Incense plays a cyclical role in my devotions.  I add the appropriate incense to my mortar and pestle before I begin, but there’s always a little left over from the last set of offerings.  I have been offering a particular Yule blend since Kheimenia, for example, adding a bit more frankincense each morning since I’ve been giving that to Hestia.  For the Deipnon I offer Hekate benzoin, and Poseidon gets myrrh on Thursdays, meaning it’s a heady mix right now.  Despite the snow, I prefer to make particular devotions outside, and the scent hangs in the heavy, most, cold air like a fog bank on a mission.

Since I got a new book recently, I selected a hymn from that to read aloud; I have not yet written a hymn to Hekate, but I know that I must.  Yes, I’m stalling.  Yes, it will be worth it when I’ve written my grand litany.

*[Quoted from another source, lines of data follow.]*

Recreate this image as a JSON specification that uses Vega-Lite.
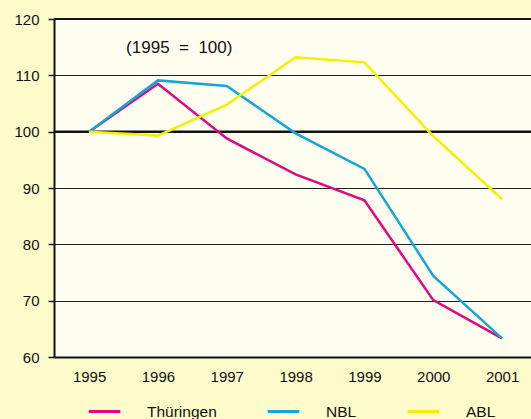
{
  "$schema": "https://vega.github.io/schema/vega-lite/v6.json",
  "width": 477,
  "height": 338,
  "autosize": {"type": "none"},
  "padding": {"left": 54, "top": 19, "right": 0, "bottom": 62},
  "background": "#fefbcb",
  "config": {
    "view": {"fill": "#fffdf0", "stroke": null},
    "font": "Liberation Sans",
    "axis": {"labelFont": "Liberation Sans", "labelFontSize": 15, "labelColor": "#111111"},
    "legend": {"labelFont": "Liberation Sans", "labelFontSize": 15.5, "labelColor": "#111111"}
  },
  "datasets": {
    "series": [
      {"year": 1995, "region": "Thüringen", "value": 100},
      {"year": 1996, "region": "Thüringen", "value": 108.5},
      {"year": 1997, "region": "Thüringen", "value": 98.8},
      {"year": 1998, "region": "Thüringen", "value": 92.4},
      {"year": 1999, "region": "Thüringen", "value": 87.8},
      {"year": 2000, "region": "Thüringen", "value": 70.1},
      {"year": 2001, "region": "Thüringen", "value": 63.3},
      {"year": 1995, "region": "NBL", "value": 100},
      {"year": 1996, "region": "NBL", "value": 109.1},
      {"year": 1997, "region": "NBL", "value": 108.1},
      {"year": 1998, "region": "NBL", "value": 99.7},
      {"year": 1999, "region": "NBL", "value": 93.4},
      {"year": 2000, "region": "NBL", "value": 74.4},
      {"year": 2001, "region": "NBL", "value": 63.3},
      {"year": 1995, "region": "ABL", "value": 100},
      {"year": 1996, "region": "ABL", "value": 99.3},
      {"year": 1997, "region": "ABL", "value": 104.8},
      {"year": 1998, "region": "ABL", "value": 113.2},
      {"year": 1999, "region": "ABL", "value": 112.3},
      {"year": 2000, "region": "ABL", "value": 99.2},
      {"year": 2001, "region": "ABL", "value": 88}
    ],
    "refs": [{"value": 100}, {"value": 120}],
    "note": [{"year": 1996.31, "value": 114.9, "label": "(1995\u00a0 =\u00a0 100)"}]
  },
  "layer": [
    {
      "data": {"name": "refs"},
      "mark": {"type": "rule", "color": "#111111", "strokeWidth": 2.2},
      "encoding": {
        "y": {"field": "value", "type": "quantitative", "scale": {"domain": [60, 120], "nice": false, "zero": false}}
      }
    },
    {
      "data": {"name": "series"},
      "mark": {"type": "line", "strokeWidth": 2.5, "strokeJoin": "miter"},
      "encoding": {
        "x": {
          "field": "year", "type": "quantitative",
          "scale": {"domain": [1994.49, 2001.42], "nice": false, "zero": false},
          "axis": {
            "title": null, "values": [1995, 1996, 1997, 1998, 1999, 2000, 2001],
            "format": "d", "ticks": false, "grid": false,
            "domainColor": "#111111", "domainWidth": 2, "labelPadding": 12
          }
        },
        "y": {
          "field": "value", "type": "quantitative",
          "scale": {"domain": [60, 120], "nice": false, "zero": false},
          "axis": {
            "title": null, "values": [60, 70, 80, 90, 100, 110, 120],
            "tickSize": 6, "tickColor": "#111111", "tickWidth": 1.5,
            "domainColor": "#111111", "domainWidth": 2, "labelPadding": 9,
            "grid": true, "gridColor": "#222222", "gridWidth": 1, "gridOpacity": 1
          }
        },
        "color": {
          "field": "region", "type": "nominal",
          "scale": {"domain": ["Thüringen", "NBL", "ABL"], "range": ["#e3087c", "#12a6dc", "#f7ee00"]},
          "legend": {
            "title": null, "orient": "none", "direction": "horizontal",
            "legendX": 33, "legendY": 375,
            "symbolType": "stroke", "symbolSize": 1000, "symbolStrokeWidth": 3,
            "labelOffset": 25, "columnPadding": 44
          }
        },
        "detail": {"field": "region"}
      }
    },
    {
      "data": {"name": "note"},
      "mark": {"type": "text", "fontSize": 17, "font": "Liberation Sans", "color": "#111111"},
      "encoding": {
        "x": {"field": "year", "type": "quantitative"},
        "y": {"field": "value", "type": "quantitative"},
        "text": {"field": "label"}
      }
    }
  ]
}
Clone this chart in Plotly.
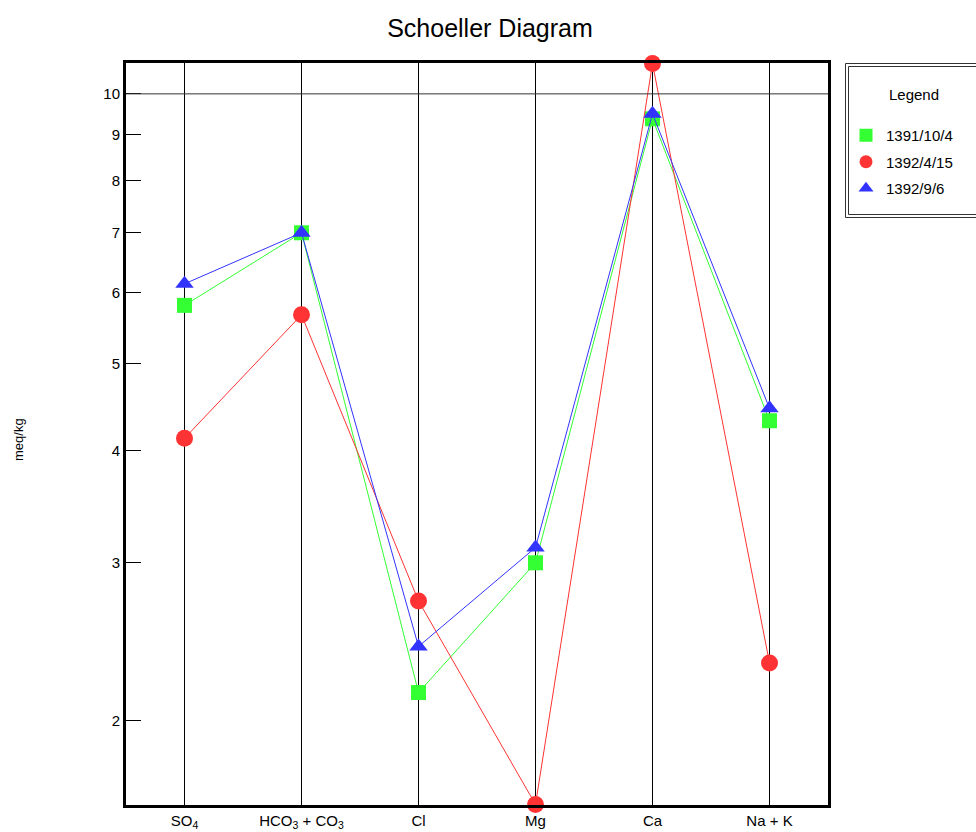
import plotly.graph_objects as go
import math

categories = ["SO4", "HCO3 + CO3", "Cl", "Mg", "Ca", "Na + K"]
tick_labels = ["SO<sub>4</sub>", "HCO<sub>3</sub> + CO<sub>3</sub>", "Cl", "Mg", "Ca", "Na + K"]

series_names = ["1391/10/4", "1392/4/15", "1392/9/6"]
s1391_10_4 = [5.81, 7.0, 2.15, 3.0, 9.38, 4.32]
s1392_4_15 = [4.13, 5.67, 2.72, 1.613, 10.81, 2.32]
s1392_9_6 = [6.14, 7.0, 2.42, 3.12, 9.5, 4.46]

y_ticks = [2, 3, 4, 5, 6, 7, 8, 9, 10]

colors = ["#33ff33", "#ff3333", "#3333ff"]
symbols = ["square", "circle", "triangle-up"]
sizes = [15, 17, 16]
series = [s1391_10_4, s1392_4_15, s1392_9_6]

FONT = "Liberation Sans, Arial, sans-serif"

xpos = list(range(len(categories)))
all_vals = s1391_10_4 + s1392_4_15 + s1392_9_6
ymin, ymax = min(all_vals), max(all_vals)

fig = go.Figure()
for name, vals, c, sym, sz in zip(series_names, series, colors, symbols, sizes):
    fig.add_trace(go.Scatter(
        x=xpos, y=vals, mode="lines+markers", name=name,
        line=dict(color=c, width=1),
        marker=dict(color=c, symbol=sym, size=sz),
        cliponaxis=False, showlegend=False,
    ))
for i, (name, c, sym) in enumerate(zip(series_names, colors, symbols)):
    fig.add_trace(go.Scatter(
        x=[None], y=[None], mode="markers", name=name,
        marker=dict(color=c, symbol=sym, size=13),
        showlegend=True, legendgroup=f"g{i}",
    ))

W, H = 976, 832
L, R, T, B = 126, 828, 63, 805

def px_x(p):
    return (p - L) / (R - L)

def px_y(p):
    return (B - p) / (B - T)

fig.update_layout(
    width=W, height=H,
    margin=dict(l=L, r=W - R, t=T, b=H - B, autoexpand=False),
    paper_bgcolor="white", plot_bgcolor="white",
    font=dict(family=FONT, color="black", size=15),
    title=dict(text="Schoeller Diagram", x=490 / W, xref="container", xanchor="center",
               y=1 - 28 / H, yref="container", yanchor="middle",
               font=dict(size=25, family=FONT, color="black")),
    xaxis=dict(
        range=[-0.5, 5.5], tickvals=xpos, ticktext=tick_labels,
        showgrid=True, gridcolor="black", gridwidth=1,
        showline=True, linecolor="black", linewidth=3, mirror=True,
        ticks="", zeroline=False, automargin=False,
        tickfont=dict(size=15, family=FONT),
    ),
    yaxis=dict(
        type="log", range=[math.log10(ymin) - 0.0006, math.log10(ymax) + 0.0006],
        tickvals=y_ticks, ticktext=[str(v) for v in y_ticks],
        showgrid=False, showline=True, linecolor="black", linewidth=3, mirror=True,
        ticks="inside", ticklen=15, tickcolor="black", tickwidth=1,
        zeroline=False, automargin=False, tickfont=dict(size=15, family=FONT),
    ),
    legend=dict(
        xref="container", yref="container",
        x=846 / W, y=1 - 119 / H, xanchor="left", yanchor="top",
        bgcolor="rgba(0,0,0,0)", borderwidth=0,
        font=dict(size=15, family=FONT), tracegroupgap=4,
    ),
    showlegend=True,
)

# horizontal reference line at 10
fig.add_shape(type="line", xref="paper", yref="y", x0=0, x1=1, y0=10, y1=10,
              line=dict(color="#333333", width=1))

# legend double border
fig.add_shape(type="rect", xref="paper", yref="paper",
              x0=px_x(845.5), x1=px_x(990), y0=px_y(63.5), y1=px_y(217.5),
              line=dict(color="#333333", width=1))
fig.add_shape(type="rect", xref="paper", yref="paper",
              x0=px_x(848.5), x1=px_x(986), y0=px_y(66.5), y1=px_y(214.5),
              line=dict(color="#333333", width=1))

fig.add_annotation(text="Legend", xref="paper", yref="paper", x=px_x(914), y=px_y(94),
                   showarrow=False, xanchor="center", yanchor="middle",
                   font=dict(size=15, family=FONT))
fig.add_annotation(text="meq/kg", xref="paper", yref="paper", x=px_x(18), y=px_y(440),
                   showarrow=False, textangle=-90, xanchor="center", yanchor="middle",
                   font=dict(size=13, family=FONT))

fig.write_html("out.html")
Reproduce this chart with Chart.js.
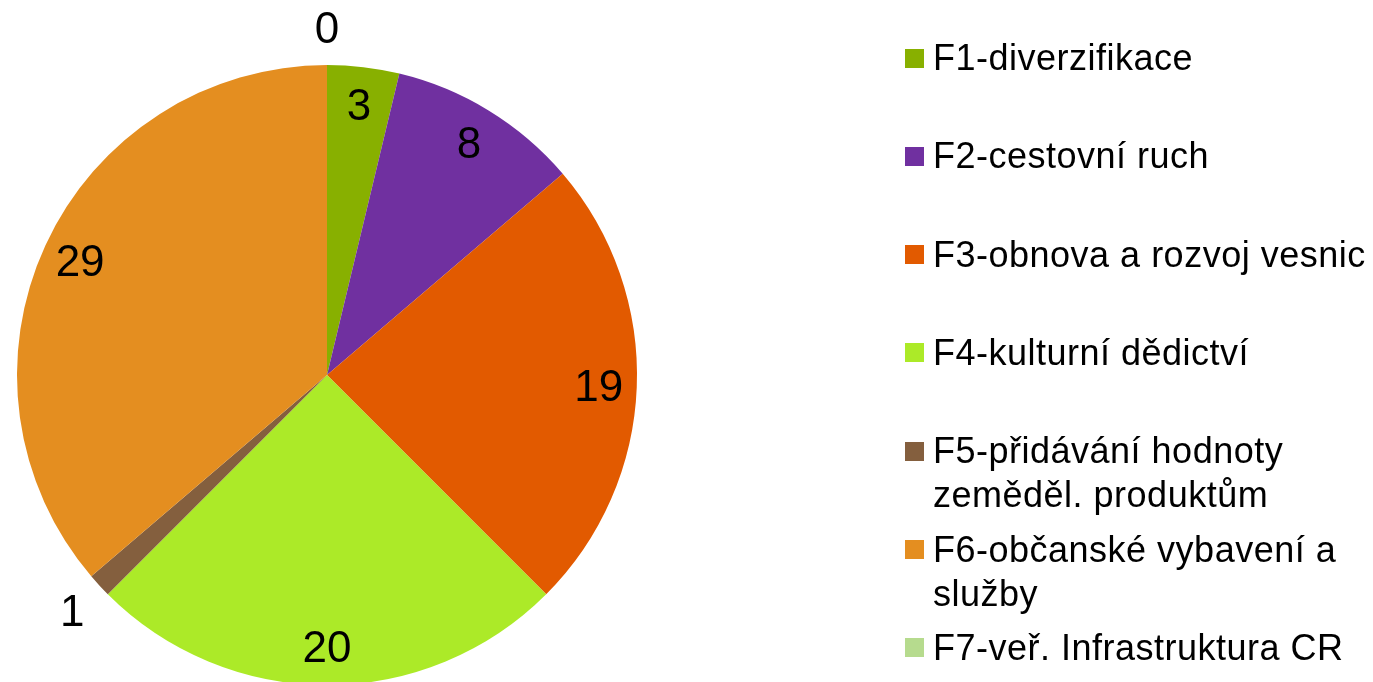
<!DOCTYPE html>
<html>
<head>
<meta charset="utf-8">
<script src="https://cdn.jsdelivr.net/npm/chart.js@4/dist/chart.umd.min.js"></script>
<style>
  html, body { margin: 0; padding: 0; background: #fff; overflow: hidden; width: 1373px; height: 682px; }
  #wrap { position: absolute; left: 0; top: 0; width: 1373px; height: 750px; }
  #legend { position: absolute; left: 0; top: 0; font-family: "Liberation Sans", Arial, sans-serif; font-size: 36px; color: #000; letter-spacing: 0.5px; }
  .item { position: absolute; left: 933px; line-height: 44px; white-space: nowrap; }
  .box { position: absolute; width: 19px; height: 19px; }
</style>
</head>
<body>
<div id="wrap"><canvas id="c" width="1373" height="750"></canvas></div>
<div id="legend"></div>
<script>
const categories = [
  ["F1-diverzifikace"],
  ["F2-cestovní ruch"],
  ["F3-obnova a rozvoj vesnic"],
  ["F4-kulturní dědictví"],
  ["F5-přidávání hodnoty", "zeměděl. produktům"],
  ["F6-občanské vybavení a", "služby"],
  ["F7-veř. Infrastruktura CR"]
];
const values = [3, 8, 19, 20, 1, 29, 0];
const colors = ["#88B000", "#7030A0", "#E25A00", "#ACEA28", "#845F3E", "#E48E20", "#B6DB8E"];

const labelPlugin = {
  id: 'sliceLabels',
  afterDatasetsDraw(chart) {
    const ctx = chart.ctx;
    const meta = chart.getDatasetMeta(0);
    ctx.save();
    ctx.font = '44px "Liberation Sans", Arial, sans-serif';
    ctx.fillStyle = '#000';
    ctx.textAlign = 'center';
    ctx.textBaseline = 'middle';
    meta.data.forEach((arc, i) => {
      const v = chart.data.datasets[0].data[i];
      const p = arc.getProps(['x', 'y', 'startAngle', 'endAngle', 'outerRadius'], true);
      const mid = (p.startAngle + p.endAngle) / 2;
      const r = v < 2 ? p.outerRadius + 37 : p.outerRadius * 0.877;
      const x = p.x + Math.cos(mid) * r;
      const y = p.y + Math.sin(mid) * r + 3;
      ctx.fillText(String(v), x, y);
    });
    ctx.restore();
  }
};

new Chart(document.getElementById('c'), {
  type: 'pie',
  data: {
    labels: categories,
    datasets: [{ data: values, backgroundColor: colors, borderWidth: 0 }]
  },
  options: {
    responsive: false,
    animation: false,
    radius: 310,
    layout: { padding: { left: 0, right: 719, top: 0, bottom: 0 } },
    plugins: { legend: { display: false }, tooltip: { enabled: false } }
  },
  plugins: [labelPlugin]
});

const legend = document.getElementById('legend');
const pitch = 98.3;
categories.forEach((lines, i) => {
  const cy = 58 + i * pitch;
  const item = document.createElement('div');
  item.className = 'item';
  item.style.top = (cy - 22) + 'px';
  item.innerHTML = lines.join('<br>');
  const box = document.createElement('div');
  box.className = 'box';
  box.style.left = '905px';
  box.style.top = (cy - 9.5) + 'px';
  box.style.background = colors[i];
  legend.appendChild(box);
  legend.appendChild(item);
});
</script>
</body>
</html>
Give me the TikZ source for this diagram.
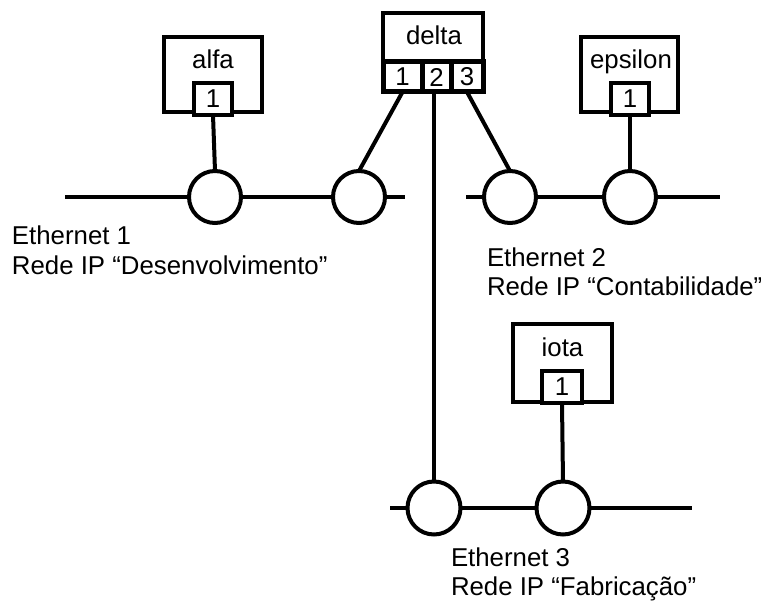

I may be later than most, and perhaps my offerings are not entirely traditional, but I’d like to think that the stereotypical ancient Athenian would recognize what I was doing, and why.  Perhaps the incense would smell vaguely familiar, or the fact that I poured an entire cup of unmixed wine onto the ground would strike a cord.  Even if that Athenian would not have recognized it, however, I am confident that Hekate knew exactly what I was doing, and why.

Deipnon is also a time for ancestor veneration, which including reading a portion of A Litany for the Many Dead as well as burning another incense blend entirely, lighting a candle, giving them water, and spirits, and tobacco.  then, after they indicated that they were not entirely satisfied, I gave them more incense.

Ancestors.  They tell you what they want.